Helium gas is found in some gas wells, enough to make it profitable to extract it. This light and inert gas, because it cannot burn, is used in balloons and airships. Being inert and non-reactive it cannot form compounds, including organic compounds. So everyone is forced to admit that helium is abiotic; it was trapped inside the Earth when our planet was formed. So if helium was trapped, why not methane?

Interstellar gas and dust clouds contain a variety of hydrocarbons and other organic compounds, obviously not formed from marine algae, compounds such as methane, formaldehyde, acetylene, ethylene, ketene, methanol, and benzene. In addition, the atmosphere of Saturn’s moon Titan is mostly methane, and no one seriously believes that oceans of liquid water and marine organisms exist on Titan, which is far from the Sun and colder than dry ice. So if methane and other hydrocarbons form in space and can be trapped on Titan, obviously some must have been trapped in the early Earth. In addition, some meteorites, called carbonaceous chondrites, contain kerogen, the supposed residue of marine organisms which is converted into petroleum…but there are no marine organisms in space, largely because there are no oceans.
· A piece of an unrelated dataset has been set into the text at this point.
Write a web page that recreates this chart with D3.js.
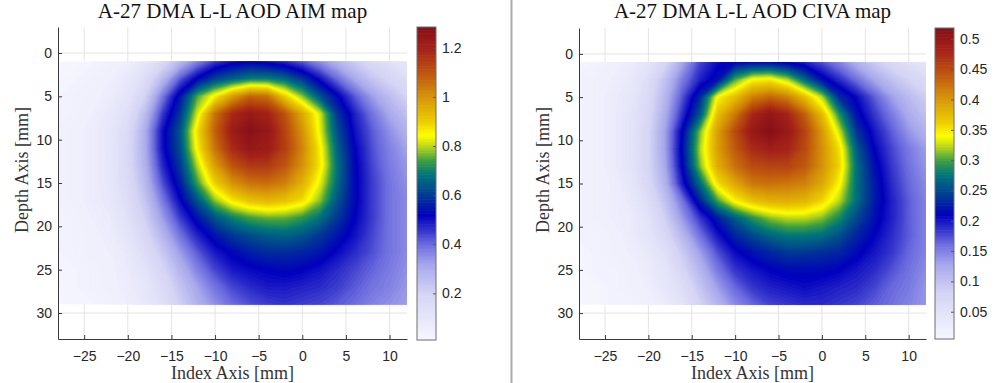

Currently accepted theory holds that the Earth was formed by the accretion of meteors, asteroids, and comets, so, along with the methane, significant amounts of kerogen had to have been trapped in our planet at its birth.

So it is virtually certain that much oil and gas (but probably not all of it) is of abiotic origin, and the amounts remaining are likely to far exceed all that we have tapped so far.